15 Mart 2012 Perşembe

zigzag

hayatımda bir şeyden ölesiye nefret ediyorum. o da zorla bir şey yazmak. zorunda olduğumuz için yaptığımız bunca şey varken, sevdiğimiz bir şeyi zorla yapmak durumunda kalmamız, insan denen mahlukun ruhuna nefret tohumunu atıveriyor. bunu da bugünlerde sıkça yaşıyorum.

derken, aynı asrın farklı uçlarında da olsa aynı gün doğduğum adamın yazdığı muhteşem bir kitabı bitirmenin verdiği ruhsal hazzı yaşayıp uzun bir güne ivme kazandırmayı becerebildim. her yüzyılda bir kürk mantolu madonna yazılsa ya da en azından bir önceki yüzyılda yazılanı her insan okusa, bugün ne bir kadın kalır ruhunun incelikleri keşfedilmemiş ne de bir adam kalır sevmeyi beceremeyen.

derken, tek bir günü kendime ayıracak olsam nasıl bir bedeviyim ki kutup ayılarına denk gelmek için çöle bile düşmeme gerek olmadığını öğreniyorum.

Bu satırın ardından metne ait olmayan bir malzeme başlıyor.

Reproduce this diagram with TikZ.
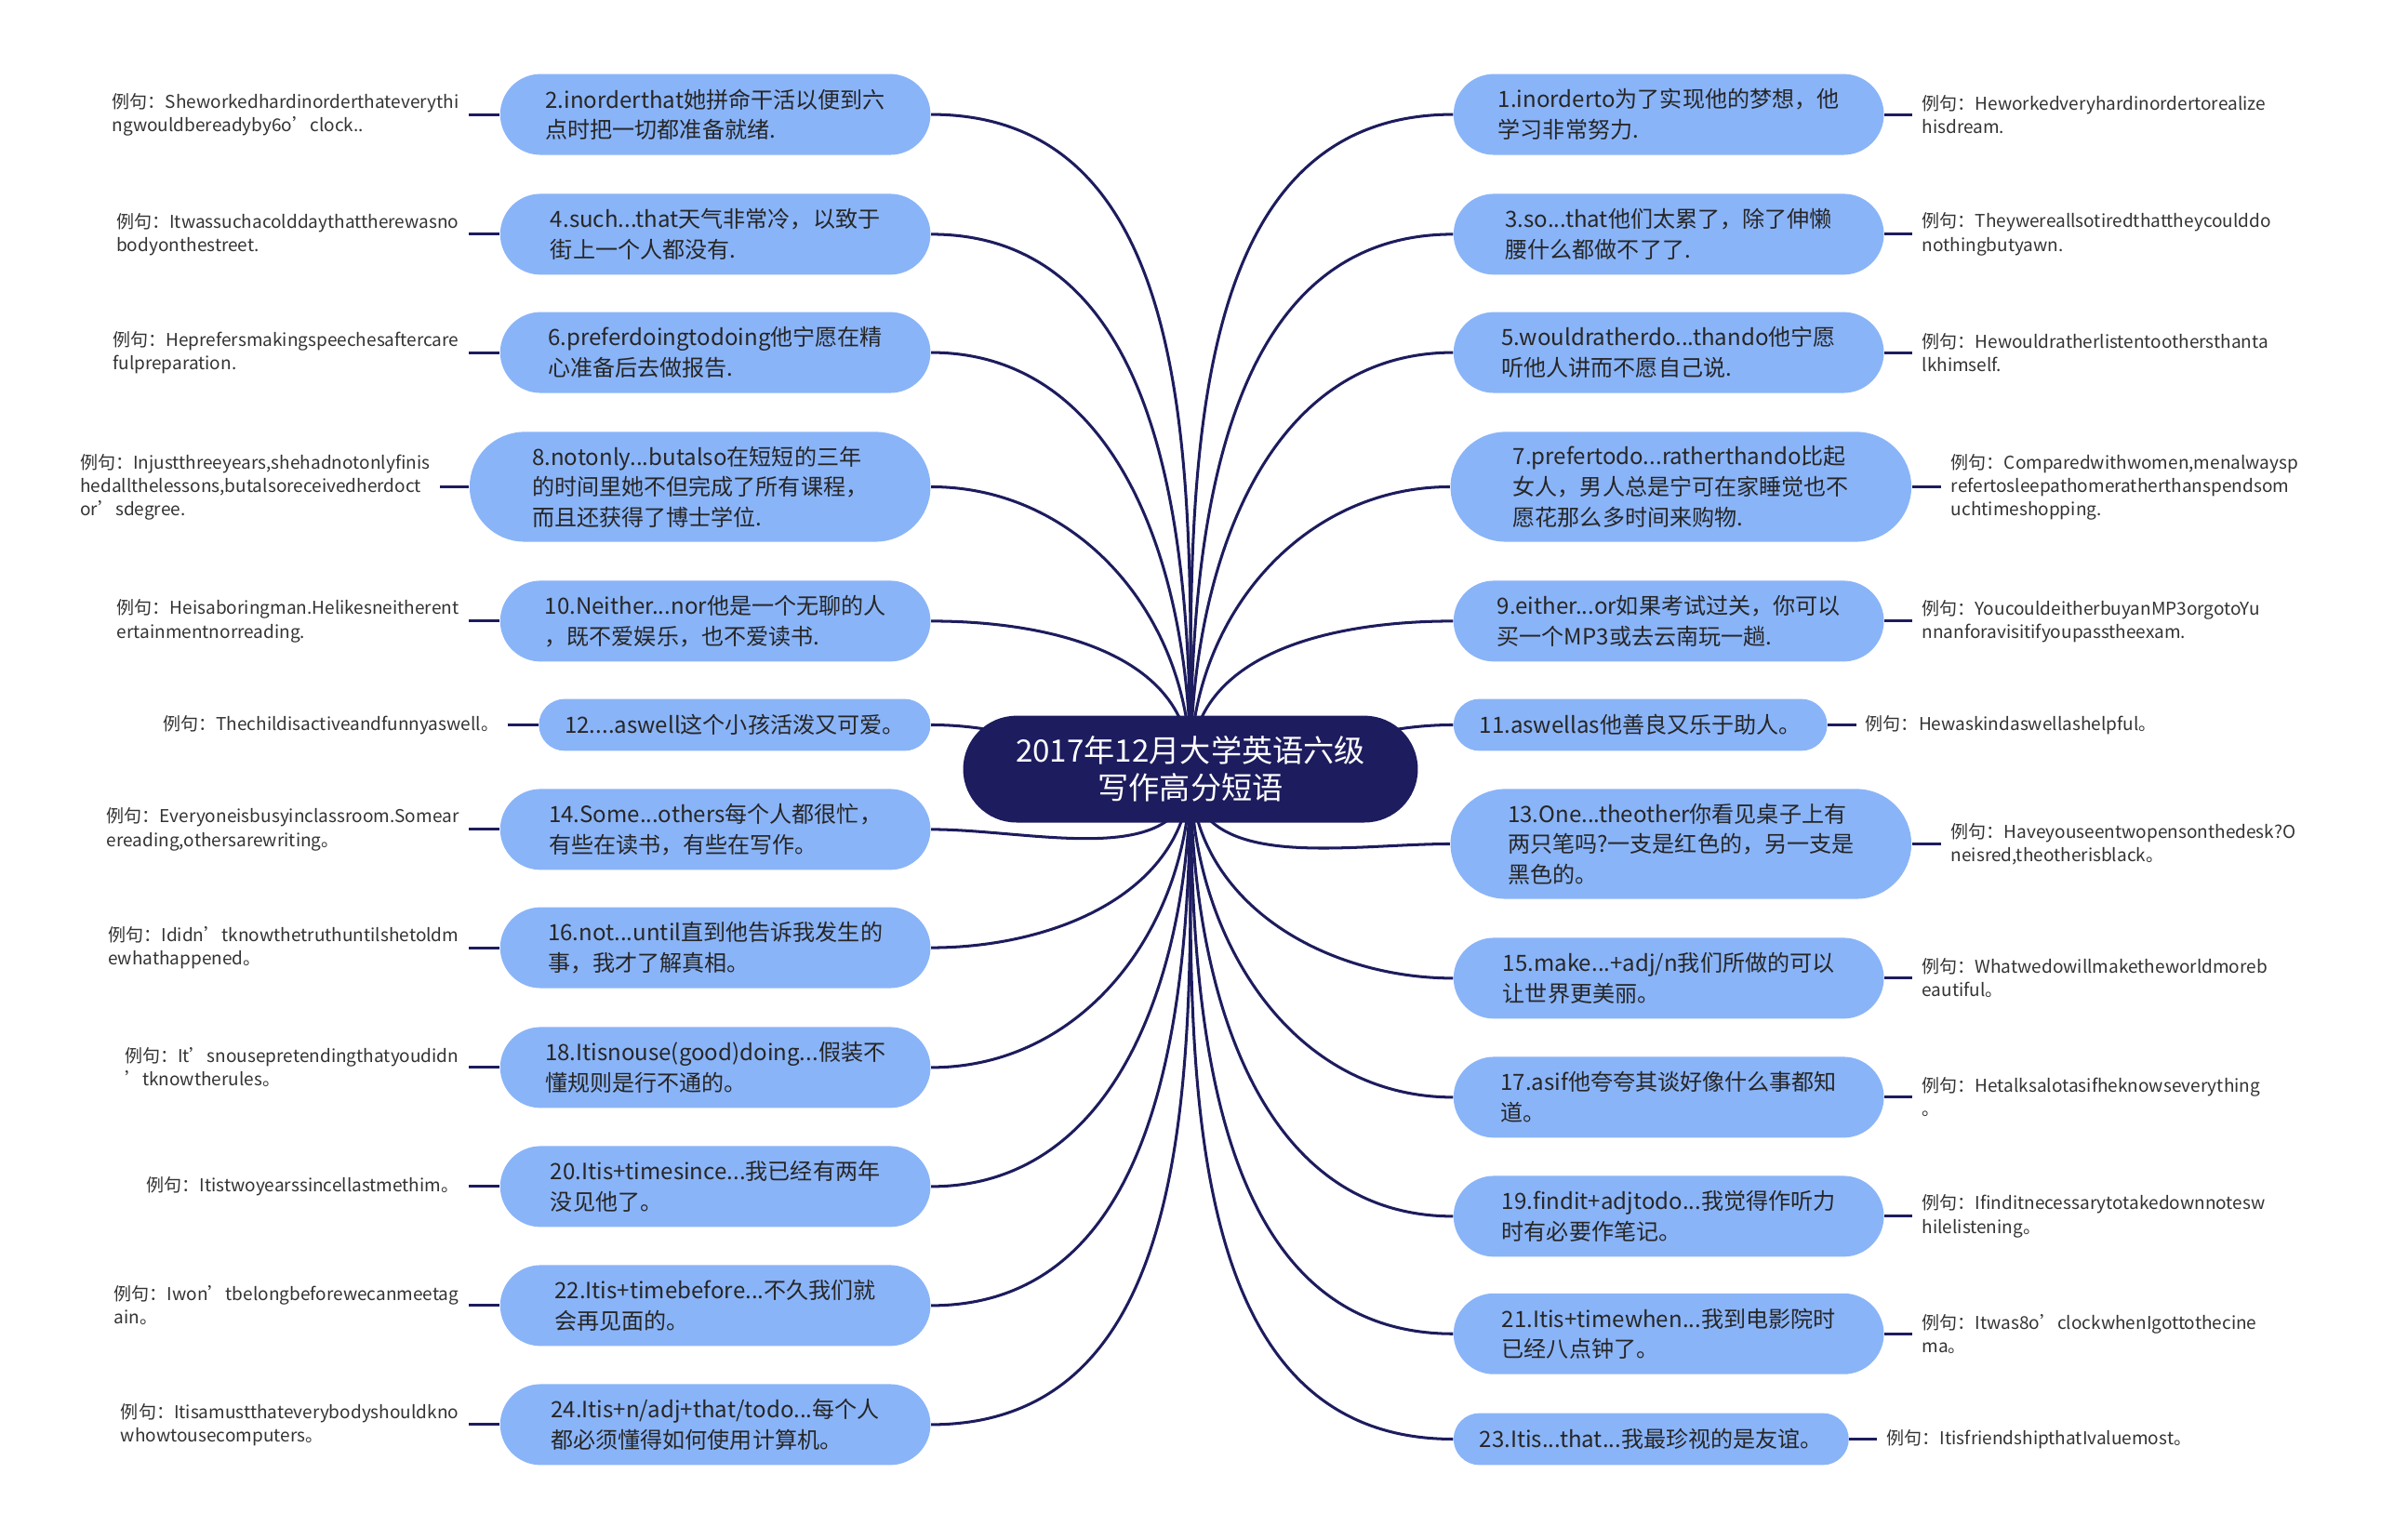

sonra, neyse ki bir güzel haber skoru eşitliyordu ki bazen tam da ihtiyacı olan şey bu insanın. bir güzel haber, bir ortak sevinç.

üstüne de son dakika golü bir güzel haber daha ve bu uzun günün sonunda eşitlik lehime bozuldu, âlâ...

bugün şanslıydım, ancak afedersiniz ama 90+3'te gelen şampiyonluğun ben ta amına koyayım.

fakat yine de, onlar ne güzel gollerdi be.